What I am getting at is that, while my body is still doing what I want it to right now, other than not gifting me reprieve of this exhaustion, this is exceedingly not normal for me, it's actively impeding me, though I am ahead enough on work that I should be fine on that front, provided no one needs anything from me, which, One might, and I can't refuse if he asks. Anyway, this has only happened to me once, well, I guess twice, technically, since I lived through the assassination twice, thanks for that, though I didn't have as much support the second time. Irrelevant. Nothing abnormal ks happening externally, most of the Groups and Persons of Interest who could inflict this kind of thing haven't been very active recently. The Insurgency would be unlikely to try it again, but even if that wasn't the case, the Insurgency cell nearest to my location got pulled into a pocket dimension to contain their scurvy, which is a uniquely contagious form of scurvy that has only been observed in Insurgents. After the attempt on Twelve's life last December, most of our enemies decided to lay low for a while, for obvious reasons.

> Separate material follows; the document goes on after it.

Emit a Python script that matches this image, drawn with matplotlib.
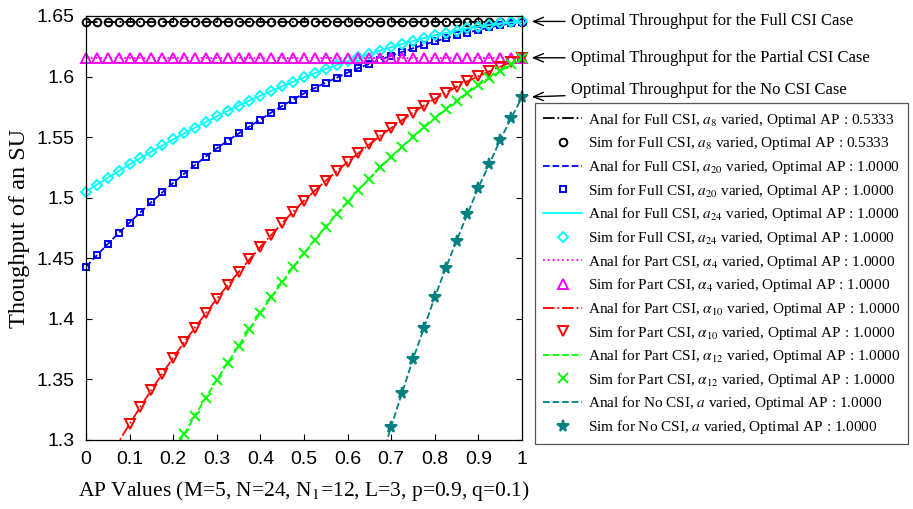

All of this is to say that I am confused and vaguely alarmed that this is happening to me seemingly without cause. I don't know what I did, but I desperately need to undo whatever it is as of two weeks ago. If I end up working myself to death because of this, I think I will be happy with that end, because that's what I wanted, but I feel it would be somewhat inconvenient if it happened so soon.
I want to stop feeling and I want to stop having bodily needs. Thankfully Six has been distracted from checking in on here, he would be displeased with how I am speaking. Three and Four also might be. One would be proud, though.
I'm going to stop typing and post this, now. I apologize for writing so many essays today.